Enfin vient la question de leur qualité sonore. Elle est à l’image de tout le reste. On est loin du médiocre — c’est même mieux que ce que le prix de ces écouteurs pourrait laisser penser — mais on n’est pas au niveau des AirPods. Encore heureux pour Apple et nos 179 voire 229 € !

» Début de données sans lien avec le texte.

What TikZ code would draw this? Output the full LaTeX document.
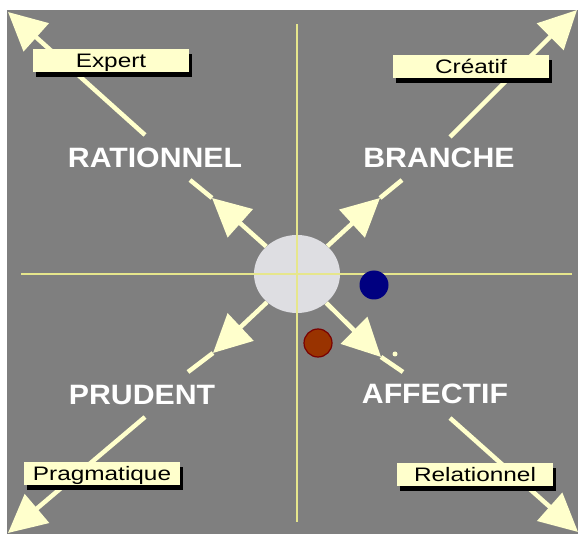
\documentclass[tikz,border=0pt]{standalone}
\usepackage{fontspec}
\usetikzlibrary{arrows.meta, shapes.geometric, shadows}
\newfontfamily\headfont[FakeStretch=1.08]{Liberation Sans}
\newfontfamily\tagfont[FakeStretch=1.25]{Liberation Sans}
\definecolor{slate}{HTML}{7F7F7F}
\definecolor{cream}{HTML}{FFFFCC}
\definecolor{axisyellow}{HTML}{E6E68C}
\definecolor{hubgray}{HTML}{DEDEE2}
\definecolor{dotblue}{HTML}{000080}
\definecolor{dotred}{HTML}{993300}
\definecolor{dotredline}{HTML}{7A0000}
\tikzstyle{arrow} = [cream, line width=4.5pt, -{Triangle[length=38pt,width=37pt]}]
\tikzstyle{stem} = [cream, line width=4.5pt]
\tikzset{
    head/.style={text=white, font=\headfont\bfseries\fontsize{28}{30}\selectfont},
    tag/.style={rectangle, fill=cream, minimum width=156pt, minimum height=23pt, inner sep=0pt,
        text height=15pt, text depth=1pt,
        font=\tagfont\fontsize{19.5}{22}\selectfont,
        drop shadow={shadow xshift=3pt, shadow yshift=-5pt, fill=black, opacity=1}}
}

\begin{document}
\begin{tikzpicture}[x=1pt, y=-1pt]
        \fill[slate] (7,10) rectangle (578,534);
        \useasboundingbox (0,0) rectangle (578,534);

        % centre disc and the two axes
        \node at (297,274) [ellipse, fill=hubgray, minimum width=86pt, minimum height=78pt] (hub) {};
        \coordinate (west) at (21,274);
        \coordinate (east) at (572,274);
        \coordinate (north) at (297,24);
        \coordinate (south) at (297,522);
        \draw[axisyellow, line width=1.5pt] (west) -- (east);
        \draw[axisyellow, line width=1.5pt] (north) -- (south);

        % inner arrows, tip halfway along
        \coordinate (ultip) at (212,198);  \coordinate (ulend) at (190,180);
        \coordinate (urtip) at (380,198);  \coordinate (urend) at (402,180);
        \coordinate (lltip) at (213,353);  \coordinate (llend) at (188,372);
        \coordinate (lrtip) at (381,357);  \coordinate (lrend) at (403,372);
        \draw[arrow] (hub) -- (ultip);  \draw[stem] (ultip) -- (ulend);
        \draw[arrow] (hub) -- (urtip);  \draw[stem] (urtip) -- (urend);
        \draw[arrow] (hub) -- (lltip);  \draw[stem] (lltip) -- (llend);
        \draw[arrow] (hub) -- (lrtip);  \draw[stem] (lrtip) -- (lrend);

        % outer arrows to the corners
        \coordinate (ulstart) at (145,135);  \coordinate (ulcorner) at (8,12);
        \coordinate (urstart) at (450,137);  \coordinate (urcorner) at (577,10);
        \coordinate (llstart) at (145,417);  \coordinate (llcorner) at (8,533);
        \coordinate (lrstart) at (450,418);  \coordinate (lrcorner) at (578,532);
        \draw[arrow] (ulstart) -- (ulcorner);
        \draw[arrow] (urstart) -- (urcorner);
        \draw[arrow] (llstart) -- (llcorner);
        \draw[arrow] (lrstart) -- (lrcorner);

        \node at (374,285) [circle, fill=dotblue, minimum size=29pt, inner sep=0pt] (blue) {};
        \node at (318,343) [circle, fill=dotred, draw=dotredline, line width=1.2pt, minimum size=28pt, inner sep=0pt] (red) {};
        \node at (395,354) [circle, fill=cream, minimum size=5pt, inner sep=0pt] (spark) {};

        \node at (155,158) [head] (rat) {RATIONNEL};
        \node at (439,158) [head] (bra) {BRANCHE};
        \node at (142,395) [head] (pru) {PRUDENT};
        \node at (435,394) [head] (aff) {AFFECTIF};

        \node at (111,61) [tag] (exp) {Expert};
        \node at (471,67) [tag] (cre) {Créatif};
        \node at (102,473) [tag] (pra) {Pragmatique};
        \node at (475,474) [tag] (rel) {Relationnel};
\end{tikzpicture}
\end{document}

Vous pouvez écouter votre musique, regarder vos séries sans vous détruire les oreilles et sans avoir l’envie d’arracher ces écouteurs au bout de quelques minutes seulement… tout comme vous pouvez vous désaltérer d’une bière sans alcool. Évidemment, une fois que l’on reprend ses AirPods on retrouve des basses et un son qui enveloppe davantage, un peu plus d’ivresse…
Loin d’être réussis
Les défauts physiques constatés d’emblée sur les deux branches donnent une indication sur la manière dont peuvent vieillir ces écouteurs. Il faut reconnaître néanmoins aux fabricants de ces i800 TWS un certain talent. Un œil non exercé ou un utilisateur peu habitué aux produits d’Apple pourra se faire berner, quand bien même le prix demandé, rien que lui, devrait faire retentir plusieurs dizaines de sirènes.
C’est également la démonstration que le prix qu’en réclame Apple, devenu une norme pour ce genre d’écouteurs (lire Test des écouteurs Sony WF-1000XM3 et Libratone Track Air+), ne s’explique pas qu’en termes comptables. On ne s’inquiète pas de la rentabilité des AirPods, qui doit aller en s’améliorant au fil des mois et de volumes de ventes toujours croissants…
Ces faux clones démontrent qu’un bon produit, réussi, est la somme de petites choses : matériel, matériaux, logiciel, assemblage, finition, intégration système… Ce sont elles qui une fois mises bout à bout créent une bonne et solide expérience utilisateur. Pour 30 € seulement d’aucuns diront qu’on en a pour son argent — et on n’a même pas parlé du peu de cas qui est fait de la propriété intellectuelle d’Apple ! — mais on n’a certainement pas des AirPods.